Pedestal Density Control at KSTAR via Gas Fueling and 3D Field Perturbation

Achieving detachment and edge-localized mode (ELM) suppression requires reliable control of the electron density (n_e) at the pedestal, making it a key operational parameter for core-edge integrated solution in future pilot devices. In this work, we developed and demonstrated a real-time pedestal density control at KSTAR, targeting near ψ_N =0.89, using both resonant magnetic perturbations (RMPs) and main gas fueling [1] as actuators. The radial density profile is reconstructed using a parametric model fitted to line-averaged density measurements from five channels of a two-color interferometer (TCI) [2] and magnetic equilibria [3]. To enable real-time profile reconstruction, a multi-layer perceptron (MLP) is used to accelerate the process. The system identification is derived using a first-order model, with parameters identified from reference discharges. Control gains were determined via pole placement logic. Experiments during the FY25 KSTAR campaign demonstrated that the controller successfully tracks dynamic targets with median and average absolute percentage errors of 1.64% and 2.20%, respectively. This controller enables active pedestal density regulation for scenario exploration and real-time density stabilization during plasma operation. Future efforts will extend this approach to control multiple profile points, supporting the development of advanced core-edge integrated scenarios.

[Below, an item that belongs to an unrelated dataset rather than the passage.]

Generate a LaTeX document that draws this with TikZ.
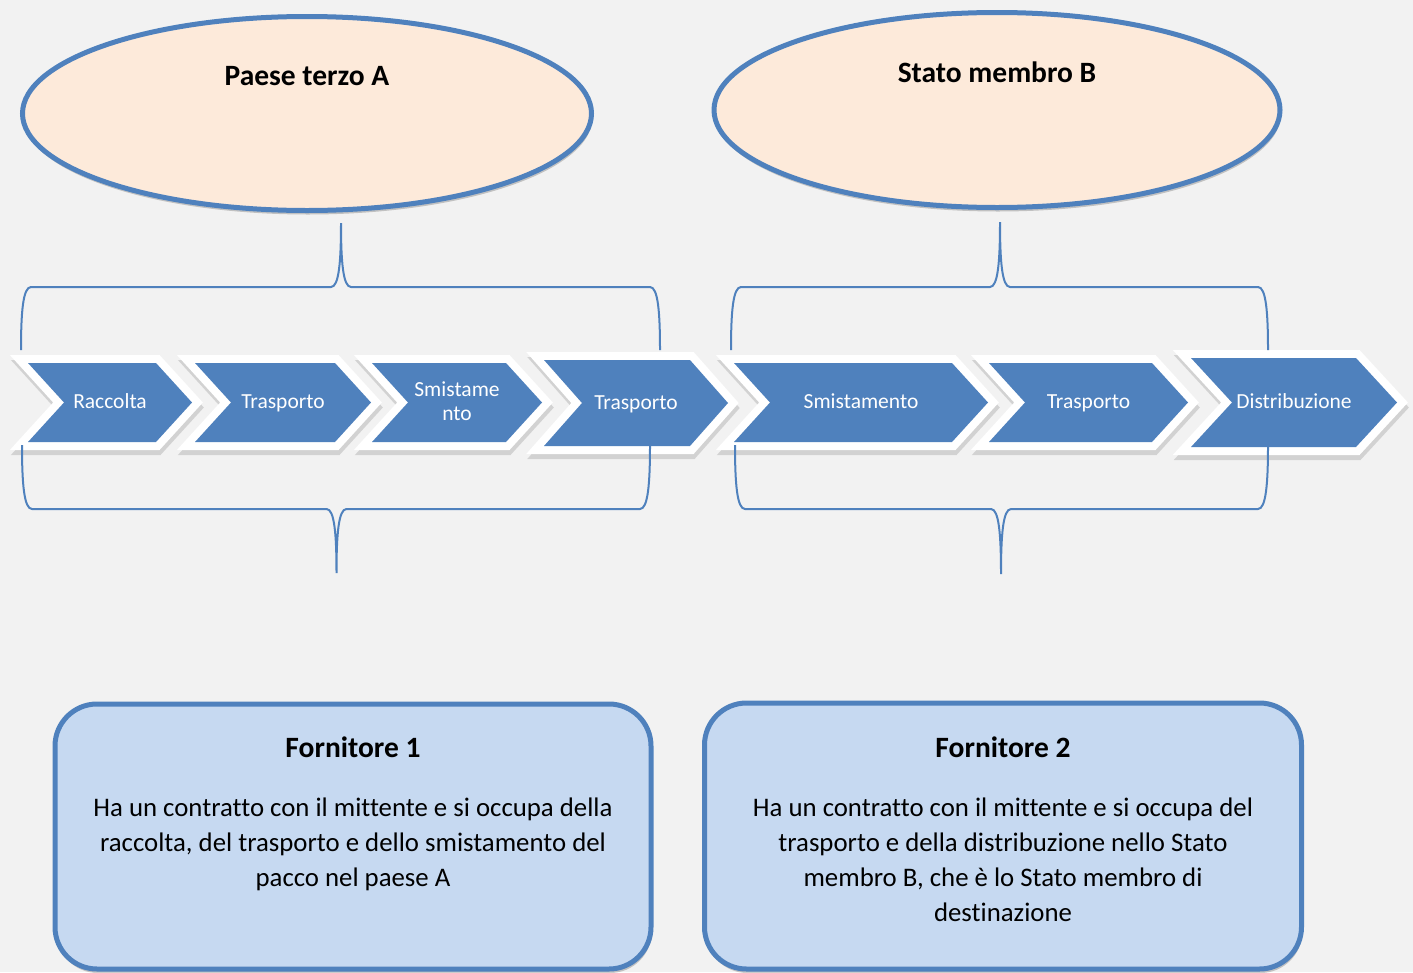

[1] Seo, Seong-Heon, et al. "Korea superconducting tokamak advanced research vacuum and gas puffing system." Review of Scientific Instruments 79.11 (2008).

[2] Juhn, June-Woo, et al. "Multi-chord IR–visible two-color interferometer on KSTAR." Review of Scientific Instruments 92.4 (2021).

[3] Lao, Lang L., et al. "Reconstruction of current profile parameters and plasma shapes in tokamaks." Nuclear fusion 25.11 (1985): 1611.